PROBLEM STATEMENT: Once the pictures are set aside, transcribe the remaining data exactly.

AVAILABLE DATA:
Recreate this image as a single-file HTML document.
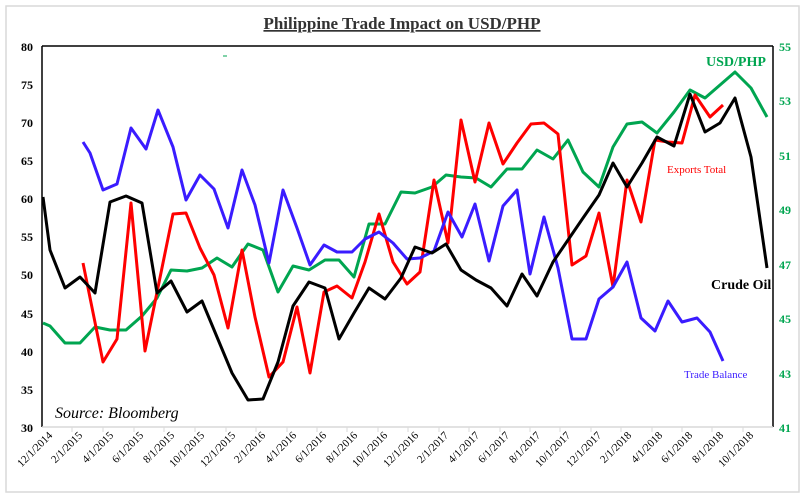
<!DOCTYPE html>
<html><head><meta charset="utf-8"><style>body{margin:0;background:#fff}svg{display:block}text{font-family:"Liberation Serif",serif}</style></head><body>
<svg width="805" height="499" viewBox="0 0 805 499">
<rect x="6" y="6" width="793" height="486" fill="#fff" stroke="#d9d9d9" stroke-width="1.5"/>
<text x="402" y="29" text-anchor="middle" font-size="17" font-weight="bold" fill="#333" text-decoration="underline">Philippine Trade Impact on USD/PHP</text>
<line x1="42" y1="46" x2="773" y2="46" stroke="#000" stroke-width="1.5"/>
<line x1="42" y1="46" x2="42" y2="427" stroke="#000" stroke-width="1.5"/>
<line x1="773" y1="46" x2="773" y2="427" stroke="#000" stroke-width="1.5"/>
<line x1="42" y1="427" x2="773" y2="427" stroke="#d9d9d9" stroke-width="1.5"/>
<g font-size="12" font-weight="bold" text-anchor="end" fill="#000">
<text x="33" y="51">80</text><text x="33" y="89">75</text><text x="33" y="127">70</text><text x="33" y="165">65</text><text x="33" y="203">60</text><text x="33" y="241">55</text><text x="33" y="279">50</text><text x="33" y="318">45</text><text x="33" y="356">40</text><text x="33" y="394">35</text><text x="33" y="432">30</text>
</g>
<g font-size="12" font-weight="bold" fill="#00a550">
<text x="779" y="51">55</text><text x="779" y="105">53</text><text x="779" y="160">51</text><text x="779" y="214">49</text><text x="779" y="269">47</text><text x="779" y="323">45</text><text x="779" y="378">43</text><text x="779" y="432">41</text>
</g>
<g stroke="#d9d9d9" stroke-width="1">
<line x1="72" y1="427" x2="72" y2="432"/><line x1="103" y1="427" x2="103" y2="432"/><line x1="134" y1="427" x2="134" y2="432"/><line x1="164" y1="427" x2="164" y2="432"/><line x1="195" y1="427" x2="195" y2="432"/><line x1="226" y1="427" x2="226" y2="432"/><line x1="256" y1="427" x2="256" y2="432"/><line x1="287" y1="427" x2="287" y2="432"/><line x1="317" y1="427" x2="317" y2="432"/><line x1="347" y1="427" x2="347" y2="432"/><line x1="378" y1="427" x2="378" y2="432"/><line x1="408" y1="427" x2="408" y2="432"/><line x1="439" y1="427" x2="439" y2="432"/><line x1="469" y1="427" x2="469" y2="432"/><line x1="500" y1="427" x2="500" y2="432"/><line x1="530" y1="427" x2="530" y2="432"/><line x1="560" y1="427" x2="560" y2="432"/><line x1="591" y1="427" x2="591" y2="432"/><line x1="621" y1="427" x2="621" y2="432"/><line x1="652" y1="427" x2="652" y2="432"/><line x1="682" y1="427" x2="682" y2="432"/><line x1="712" y1="427" x2="712" y2="432"/><line x1="743" y1="427" x2="743" y2="432"/>
</g>
<g font-size="11" fill="#000" text-anchor="end">
<text transform="translate(53,436) rotate(-45)">12/1/2014</text>
<text transform="translate(83,436) rotate(-45)">2/1/2015</text>
<text transform="translate(114,436) rotate(-45)">4/1/2015</text>
<text transform="translate(144,436) rotate(-45)">6/1/2015</text>
<text transform="translate(175,436) rotate(-45)">8/1/2015</text>
<text transform="translate(205,436) rotate(-45)">10/1/2015</text>
<text transform="translate(236,436) rotate(-45)">12/1/2015</text>
<text transform="translate(266,436) rotate(-45)">2/1/2016</text>
<text transform="translate(297,436) rotate(-45)">4/1/2016</text>
<text transform="translate(327,436) rotate(-45)">6/1/2016</text>
<text transform="translate(358,436) rotate(-45)">8/1/2016</text>
<text transform="translate(388,436) rotate(-45)">10/1/2016</text>
<text transform="translate(419,436) rotate(-45)">12/1/2016</text>
<text transform="translate(449,436) rotate(-45)">2/1/2017</text>
<text transform="translate(480,436) rotate(-45)">4/1/2017</text>
<text transform="translate(510,436) rotate(-45)">6/1/2017</text>
<text transform="translate(541,436) rotate(-45)">8/1/2017</text>
<text transform="translate(571,436) rotate(-45)">10/1/2017</text>
<text transform="translate(602,436) rotate(-45)">12/1/2017</text>
<text transform="translate(632,436) rotate(-45)">2/1/2018</text>
<text transform="translate(663,436) rotate(-45)">4/1/2018</text>
<text transform="translate(693,436) rotate(-45)">6/1/2018</text>
<text transform="translate(724,436) rotate(-45)">8/1/2018</text>
<text transform="translate(754,436) rotate(-45)">10/1/2018</text>
</g>
<g fill="none" stroke-width="3" stroke-linejoin="round">
<polyline stroke="#00a550" points="43,323 50,326 65,343 80,343 95,327 110,330 126,330 142,316 157,298 171,270 187,271 202,268 217,258 232,267 248,244 263,250 278,292 293,266 309,270 325,260 339,260 354,277 369,224 385,224 401,192 415,193 432,187 446,175 461,177 476,178 491,187 507,169 522,169 537,150 553,159 568,140 583,172 599,187 613,147 627,124 642,122 657,133 674,112 690,90 705,98 720,85 735,72 751,88 767,117"/>
<polyline stroke="#ff0000" points="83,263 103,362 117,339 131,203 145,351 173,214 186,213 200,248 214,275 228,328 242,250 255,317 269,377 283,362 297,307 310,373 324,292 337,286 352,298 365,262 379,214 393,262 407,284 420,272 434,180 448,243 461,120 475,182 489,123 503,164 517,143 531,124 544,123 558,134 572,265 586,256 599,213 613,287 627,180 641,222 655,140 668,142 682,143 695,95 710,117 723,105"/>
<polyline stroke="#3a1cff" points="83,142 90,153 103,190 117,184 131,128 146,149 158,110 173,147 186,200 200,175 214,189 228,228 242,170 255,205 269,263 283,190 297,228 310,265 324,245 337,252 352,252 365,239 379,232 393,243 407,259 420,258 434,251 448,212 462,237 475,204 489,261 503,206 517,190 530,274 544,217 558,268 572,339 586,339 599,299 613,287 627,262 641,318 655,331 668,301 682,322 697,318 710,332 723,361"/>
<polyline stroke="#000" points="43,197 50,250 65,288 80,277 95,293 110,202 126,196 142,203 157,293 171,281 187,312 202,301 217,337 232,373 248,400 263,399 278,362 293,306 309,282 325,288 339,339 354,313 369,288 385,299 401,278 415,247 432,253 446,244 461,270 476,280 491,288 507,306 522,274 537,296 553,262 568,240 583,218 599,195 613,163 627,187 642,163 657,137 674,146 690,94 705,132 720,123 735,98 751,157 767,268"/>
</g>
<line x1="223" y1="56" x2="227" y2="56" stroke="#00a550" stroke-width="1"/>
<text x="706" y="66" font-size="14" font-weight="bold" fill="#00a550">USD/PHP</text>
<text x="667" y="173" font-size="11" fill="#ff0000">Exports Total</text>
<text x="711" y="289" font-size="14" font-weight="bold" fill="#000">Crude Oil</text>
<text x="684" y="378" font-size="11" fill="#3a1cff">Trade Balance</text>
<text x="55" y="418" font-size="16" font-style="italic" fill="#000">Source: Bloomberg</text>
</svg>
</body></html>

OUTPUT:
Recreate this image as a single-file HTML document.
<!DOCTYPE html>
<html><head><meta charset="utf-8"><style>body{margin:0;background:#fff}svg{display:block}text{font-family:"Liberation Serif",serif}</style></head><body>
<svg width="805" height="499" viewBox="0 0 805 499">
<rect x="6" y="6" width="793" height="486" fill="#fff" stroke="#d9d9d9" stroke-width="1.5"/>
<text x="402" y="29" text-anchor="middle" font-size="17" font-weight="bold" fill="#333" text-decoration="underline">Philippine Trade Impact on USD/PHP</text>
<line x1="42" y1="46" x2="773" y2="46" stroke="#000" stroke-width="1.5"/>
<line x1="42" y1="46" x2="42" y2="427" stroke="#000" stroke-width="1.5"/>
<line x1="773" y1="46" x2="773" y2="427" stroke="#000" stroke-width="1.5"/>
<line x1="42" y1="427" x2="773" y2="427" stroke="#d9d9d9" stroke-width="1.5"/>
<g font-size="12" font-weight="bold" text-anchor="end" fill="#000">
<text x="33" y="51">80</text><text x="33" y="89">75</text><text x="33" y="127">70</text><text x="33" y="165">65</text><text x="33" y="203">60</text><text x="33" y="241">55</text><text x="33" y="279">50</text><text x="33" y="318">45</text><text x="33" y="356">40</text><text x="33" y="394">35</text><text x="33" y="432">30</text>
</g>
<g font-size="12" font-weight="bold" fill="#00a550">
<text x="779" y="51">55</text><text x="779" y="105">53</text><text x="779" y="160">51</text><text x="779" y="214">49</text><text x="779" y="269">47</text><text x="779" y="323">45</text><text x="779" y="378">43</text><text x="779" y="432">41</text>
</g>
<g stroke="#d9d9d9" stroke-width="1">
<line x1="72" y1="427" x2="72" y2="432"/><line x1="103" y1="427" x2="103" y2="432"/><line x1="134" y1="427" x2="134" y2="432"/><line x1="164" y1="427" x2="164" y2="432"/><line x1="195" y1="427" x2="195" y2="432"/><line x1="226" y1="427" x2="226" y2="432"/><line x1="256" y1="427" x2="256" y2="432"/><line x1="287" y1="427" x2="287" y2="432"/><line x1="317" y1="427" x2="317" y2="432"/><line x1="347" y1="427" x2="347" y2="432"/><line x1="378" y1="427" x2="378" y2="432"/><line x1="408" y1="427" x2="408" y2="432"/><line x1="439" y1="427" x2="439" y2="432"/><line x1="469" y1="427" x2="469" y2="432"/><line x1="500" y1="427" x2="500" y2="432"/><line x1="530" y1="427" x2="530" y2="432"/><line x1="560" y1="427" x2="560" y2="432"/><line x1="591" y1="427" x2="591" y2="432"/><line x1="621" y1="427" x2="621" y2="432"/><line x1="652" y1="427" x2="652" y2="432"/><line x1="682" y1="427" x2="682" y2="432"/><line x1="712" y1="427" x2="712" y2="432"/><line x1="743" y1="427" x2="743" y2="432"/>
</g>
<g font-size="11" fill="#000" text-anchor="end">
<text transform="translate(53,436) rotate(-45)">12/1/2014</text>
<text transform="translate(83,436) rotate(-45)">2/1/2015</text>
<text transform="translate(114,436) rotate(-45)">4/1/2015</text>
<text transform="translate(144,436) rotate(-45)">6/1/2015</text>
<text transform="translate(175,436) rotate(-45)">8/1/2015</text>
<text transform="translate(205,436) rotate(-45)">10/1/2015</text>
<text transform="translate(236,436) rotate(-45)">12/1/2015</text>
<text transform="translate(266,436) rotate(-45)">2/1/2016</text>
<text transform="translate(297,436) rotate(-45)">4/1/2016</text>
<text transform="translate(327,436) rotate(-45)">6/1/2016</text>
<text transform="translate(358,436) rotate(-45)">8/1/2016</text>
<text transform="translate(388,436) rotate(-45)">10/1/2016</text>
<text transform="translate(419,436) rotate(-45)">12/1/2016</text>
<text transform="translate(449,436) rotate(-45)">2/1/2017</text>
<text transform="translate(480,436) rotate(-45)">4/1/2017</text>
<text transform="translate(510,436) rotate(-45)">6/1/2017</text>
<text transform="translate(541,436) rotate(-45)">8/1/2017</text>
<text transform="translate(571,436) rotate(-45)">10/1/2017</text>
<text transform="translate(602,436) rotate(-45)">12/1/2017</text>
<text transform="translate(632,436) rotate(-45)">2/1/2018</text>
<text transform="translate(663,436) rotate(-45)">4/1/2018</text>
<text transform="translate(693,436) rotate(-45)">6/1/2018</text>
<text transform="translate(724,436) rotate(-45)">8/1/2018</text>
<text transform="translate(754,436) rotate(-45)">10/1/2018</text>
</g>
<g fill="none" stroke-width="3" stroke-linejoin="round">
<polyline stroke="#00a550" points="43,323 50,326 65,343 80,343 95,327 110,330 126,330 142,316 157,298 171,270 187,271 202,268 217,258 232,267 248,244 263,250 278,292 293,266 309,270 325,260 339,260 354,277 369,224 385,224 401,192 415,193 432,187 446,175 461,177 476,178 491,187 507,169 522,169 537,150 553,159 568,140 583,172 599,187 613,147 627,124 642,122 657,133 674,112 690,90 705,98 720,85 735,72 751,88 767,117"/>
<polyline stroke="#ff0000" points="83,263 103,362 117,339 131,203 145,351 173,214 186,213 200,248 214,275 228,328 242,250 255,317 269,377 283,362 297,307 310,373 324,292 337,286 352,298 365,262 379,214 393,262 407,284 420,272 434,180 448,243 461,120 475,182 489,123 503,164 517,143 531,124 544,123 558,134 572,265 586,256 599,213 613,287 627,180 641,222 655,140 668,142 682,143 695,95 710,117 723,105"/>
<polyline stroke="#3a1cff" points="83,142 90,153 103,190 117,184 131,128 146,149 158,110 173,147 186,200 200,175 214,189 228,228 242,170 255,205 269,263 283,190 297,228 310,265 324,245 337,252 352,252 365,239 379,232 393,243 407,259 420,258 434,251 448,212 462,237 475,204 489,261 503,206 517,190 530,274 544,217 558,268 572,339 586,339 599,299 613,287 627,262 641,318 655,331 668,301 682,322 697,318 710,332 723,361"/>
<polyline stroke="#000" points="43,197 50,250 65,288 80,277 95,293 110,202 126,196 142,203 157,293 171,281 187,312 202,301 217,337 232,373 248,400 263,399 278,362 293,306 309,282 325,288 339,339 354,313 369,288 385,299 401,278 415,247 432,253 446,244 461,270 476,280 491,288 507,306 522,274 537,296 553,262 568,240 583,218 599,195 613,163 627,187 642,163 657,137 674,146 690,94 705,132 720,123 735,98 751,157 767,268"/>
</g>
<line x1="223" y1="56" x2="227" y2="56" stroke="#00a550" stroke-width="1"/>
<text x="706" y="66" font-size="14" font-weight="bold" fill="#00a550">USD/PHP</text>
<text x="667" y="173" font-size="11" fill="#ff0000">Exports Total</text>
<text x="711" y="289" font-size="14" font-weight="bold" fill="#000">Crude Oil</text>
<text x="684" y="378" font-size="11" fill="#3a1cff">Trade Balance</text>
<text x="55" y="418" font-size="16" font-style="italic" fill="#000">Source: Bloomberg</text>
</svg>
</body></html>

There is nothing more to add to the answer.